# Start of Recorded data

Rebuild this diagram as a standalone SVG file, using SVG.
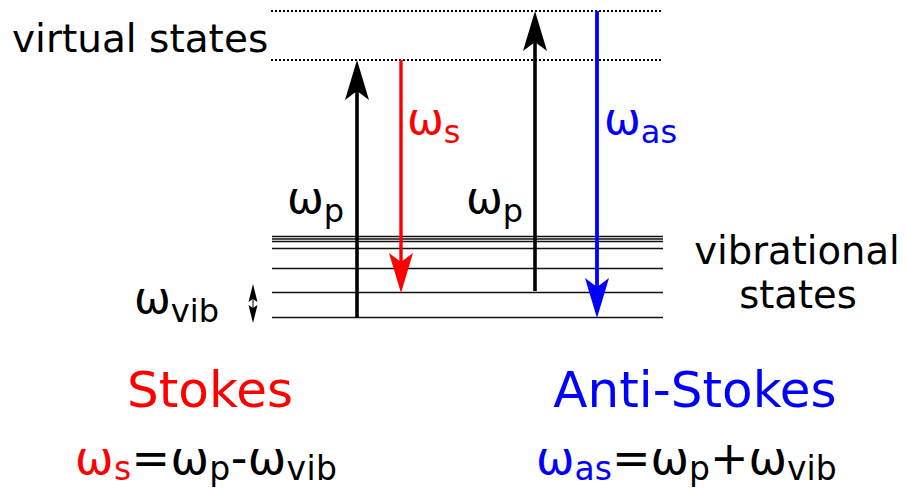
<svg xmlns="http://www.w3.org/2000/svg" width="906" height="489" viewBox="0 0 906 489">
<style>
text{font-family:"DejaVu Sans",Verdana,sans-serif;}
.lvl{stroke:#111;stroke-width:1.3;fill:none}
.dot{stroke:#000;stroke-width:2;stroke-dasharray:2 2;fill:none}
.big{font-size:39px}
.lab{font-size:44px}
.sub{font-size:32px}
.eq{font-size:46px}
.esub{font-size:33px}
.head{font-size:50px}
.k{fill:#000}.r{fill:#ff0000}.b{fill:#0000ff}
</style>
<defs>
<marker id="hk" viewBox="-42 -14 44 28" markerWidth="44" markerHeight="28" refX="-30" refY="0" orient="auto" markerUnits="userSpaceOnUse"><path d="M0,0 L-40,-12 L-31,0 L-40,12 Z" fill="#000"/></marker>
<marker id="hr" viewBox="-42 -14 44 28" markerWidth="44" markerHeight="28" refX="-30" refY="0" orient="auto" markerUnits="userSpaceOnUse"><path d="M0,0 L-40,-12 L-31,0 L-40,12 Z" fill="#ff0000"/></marker>
<marker id="hb" viewBox="-42 -14 44 28" markerWidth="44" markerHeight="28" refX="-30" refY="0" orient="auto" markerUnits="userSpaceOnUse"><path d="M0,0 L-40,-12 L-31,0 L-40,12 Z" fill="#0000ff"/></marker>
</defs>
<g id="virtual-states">
<line class="dot" x1="271" y1="11" x2="663" y2="11"/>
<line class="dot" x1="271" y1="60" x2="663" y2="60"/>
<text class="big k" x="12" y="52">virtual states</text>
</g>
<g id="vibrational-states">
<line class="lvl" x1="272" y1="236.5" x2="663" y2="236.5"/>
<line class="lvl" x1="272" y1="239" x2="663" y2="239"/>
<line class="lvl" x1="272" y1="241.5" x2="663" y2="241.5"/>
<line class="lvl" x1="272" y1="248.5" x2="663" y2="248.5"/>
<line class="lvl" x1="272" y1="268.5" x2="663" y2="268.5"/>
<line class="lvl" x1="272" y1="292.5" x2="663" y2="292.5"/>
<line class="lvl" x1="272" y1="317.5" x2="663" y2="317.5"/>
<text class="k" font-size="38.5" text-anchor="middle" x="797" y="264">vibrational</text>
<text class="k" font-size="38.5" text-anchor="middle" x="798" y="308">states</text>
</g>
<g id="connectors">
<line x1="357" y1="318" x2="357" y2="90" stroke="#000" stroke-width="3.6" marker-end="url(#hk)"/>
<line x1="401" y1="60" x2="401" y2="263" stroke="#ff0000" stroke-width="3.4" marker-end="url(#hr)"/>
<line x1="535" y1="291" x2="535" y2="41" stroke="#000" stroke-width="3.6" marker-end="url(#hk)"/>
<line x1="597" y1="11" x2="597" y2="288" stroke="#0000ff" stroke-width="3.8" marker-end="url(#hb)"/>
<g id="vib-arrow">
<line x1="253" y1="292" x2="253" y2="315" stroke="#000" stroke-width="1"/>
<path d="M253,284 L257.5,302 L253,299 L248.5,302 Z" fill="#000"/>
<path d="M253,323 L257.5,305 L253,308 L248.5,305 Z" fill="#000"/>
</g>
</g>
<g id="label-ws"><text class="lab r" x="407" y="134">ω<tspan class="sub" dy="9">s</tspan></text></g>
<g id="label-was"><text class="lab b" x="604" y="134">ω<tspan class="sub" dy="9">as</tspan></text></g>
<g id="label-wp1"><text class="lab k" x="287" y="213">ω<tspan class="sub" dy="9">p</tspan></text></g>
<g id="label-wp2"><text class="lab k" x="466" y="213">ω<tspan class="sub" dy="9">p</tspan></text></g>
<g id="label-wvib"><text class="lab k" x="134" y="313">ω<tspan class="sub" dy="9">vib</tspan></text></g>
<g id="stokes"><text class="head r" text-anchor="middle" x="210" y="407">Stokes</text>
<text class="eq k" x="75" y="474" textLength="262"><tspan class="r">ω</tspan><tspan class="esub r" dy="6">s</tspan><tspan dy="-6">=ω</tspan><tspan class="esub" dy="6">p</tspan><tspan dy="-6">-ω</tspan><tspan class="esub" dy="6">vib</tspan></text></g>
<g id="anti-stokes"><text class="head b" text-anchor="middle" x="695" y="407">Anti-Stokes</text>
<text class="eq k" x="536" y="474"><tspan class="b">ω</tspan><tspan class="esub b" dy="6">as</tspan><tspan dy="-6">=ω</tspan><tspan class="esub" dy="6">p</tspan><tspan dy="-6">+ω</tspan><tspan class="esub" dy="6">vib</tspan></text></g>
</svg>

# End of Recorded data

# [Goal of the exercise]
Quote everything in the listing above exactly; pictures are the only thing to omit.

# [Solution for this task]
Rebuild this diagram as a standalone SVG file, using SVG.
<svg xmlns="http://www.w3.org/2000/svg" width="906" height="489" viewBox="0 0 906 489">
<style>
text{font-family:"DejaVu Sans",Verdana,sans-serif;}
.lvl{stroke:#111;stroke-width:1.3;fill:none}
.dot{stroke:#000;stroke-width:2;stroke-dasharray:2 2;fill:none}
.big{font-size:39px}
.lab{font-size:44px}
.sub{font-size:32px}
.eq{font-size:46px}
.esub{font-size:33px}
.head{font-size:50px}
.k{fill:#000}.r{fill:#ff0000}.b{fill:#0000ff}
</style>
<defs>
<marker id="hk" viewBox="-42 -14 44 28" markerWidth="44" markerHeight="28" refX="-30" refY="0" orient="auto" markerUnits="userSpaceOnUse"><path d="M0,0 L-40,-12 L-31,0 L-40,12 Z" fill="#000"/></marker>
<marker id="hr" viewBox="-42 -14 44 28" markerWidth="44" markerHeight="28" refX="-30" refY="0" orient="auto" markerUnits="userSpaceOnUse"><path d="M0,0 L-40,-12 L-31,0 L-40,12 Z" fill="#ff0000"/></marker>
<marker id="hb" viewBox="-42 -14 44 28" markerWidth="44" markerHeight="28" refX="-30" refY="0" orient="auto" markerUnits="userSpaceOnUse"><path d="M0,0 L-40,-12 L-31,0 L-40,12 Z" fill="#0000ff"/></marker>
</defs>
<g id="virtual-states">
<line class="dot" x1="271" y1="11" x2="663" y2="11"/>
<line class="dot" x1="271" y1="60" x2="663" y2="60"/>
<text class="big k" x="12" y="52">virtual states</text>
</g>
<g id="vibrational-states">
<line class="lvl" x1="272" y1="236.5" x2="663" y2="236.5"/>
<line class="lvl" x1="272" y1="239" x2="663" y2="239"/>
<line class="lvl" x1="272" y1="241.5" x2="663" y2="241.5"/>
<line class="lvl" x1="272" y1="248.5" x2="663" y2="248.5"/>
<line class="lvl" x1="272" y1="268.5" x2="663" y2="268.5"/>
<line class="lvl" x1="272" y1="292.5" x2="663" y2="292.5"/>
<line class="lvl" x1="272" y1="317.5" x2="663" y2="317.5"/>
<text class="k" font-size="38.5" text-anchor="middle" x="797" y="264">vibrational</text>
<text class="k" font-size="38.5" text-anchor="middle" x="798" y="308">states</text>
</g>
<g id="connectors">
<line x1="357" y1="318" x2="357" y2="90" stroke="#000" stroke-width="3.6" marker-end="url(#hk)"/>
<line x1="401" y1="60" x2="401" y2="263" stroke="#ff0000" stroke-width="3.4" marker-end="url(#hr)"/>
<line x1="535" y1="291" x2="535" y2="41" stroke="#000" stroke-width="3.6" marker-end="url(#hk)"/>
<line x1="597" y1="11" x2="597" y2="288" stroke="#0000ff" stroke-width="3.8" marker-end="url(#hb)"/>
<g id="vib-arrow">
<line x1="253" y1="292" x2="253" y2="315" stroke="#000" stroke-width="1"/>
<path d="M253,284 L257.5,302 L253,299 L248.5,302 Z" fill="#000"/>
<path d="M253,323 L257.5,305 L253,308 L248.5,305 Z" fill="#000"/>
</g>
</g>
<g id="label-ws"><text class="lab r" x="407" y="134">ω<tspan class="sub" dy="9">s</tspan></text></g>
<g id="label-was"><text class="lab b" x="604" y="134">ω<tspan class="sub" dy="9">as</tspan></text></g>
<g id="label-wp1"><text class="lab k" x="287" y="213">ω<tspan class="sub" dy="9">p</tspan></text></g>
<g id="label-wp2"><text class="lab k" x="466" y="213">ω<tspan class="sub" dy="9">p</tspan></text></g>
<g id="label-wvib"><text class="lab k" x="134" y="313">ω<tspan class="sub" dy="9">vib</tspan></text></g>
<g id="stokes"><text class="head r" text-anchor="middle" x="210" y="407">Stokes</text>
<text class="eq k" x="75" y="474" textLength="262"><tspan class="r">ω</tspan><tspan class="esub r" dy="6">s</tspan><tspan dy="-6">=ω</tspan><tspan class="esub" dy="6">p</tspan><tspan dy="-6">-ω</tspan><tspan class="esub" dy="6">vib</tspan></text></g>
<g id="anti-stokes"><text class="head b" text-anchor="middle" x="695" y="407">Anti-Stokes</text>
<text class="eq k" x="536" y="474"><tspan class="b">ω</tspan><tspan class="esub b" dy="6">as</tspan><tspan dy="-6">=ω</tspan><tspan class="esub" dy="6">p</tspan><tspan dy="-6">+ω</tspan><tspan class="esub" dy="6">vib</tspan></text></g>
</svg>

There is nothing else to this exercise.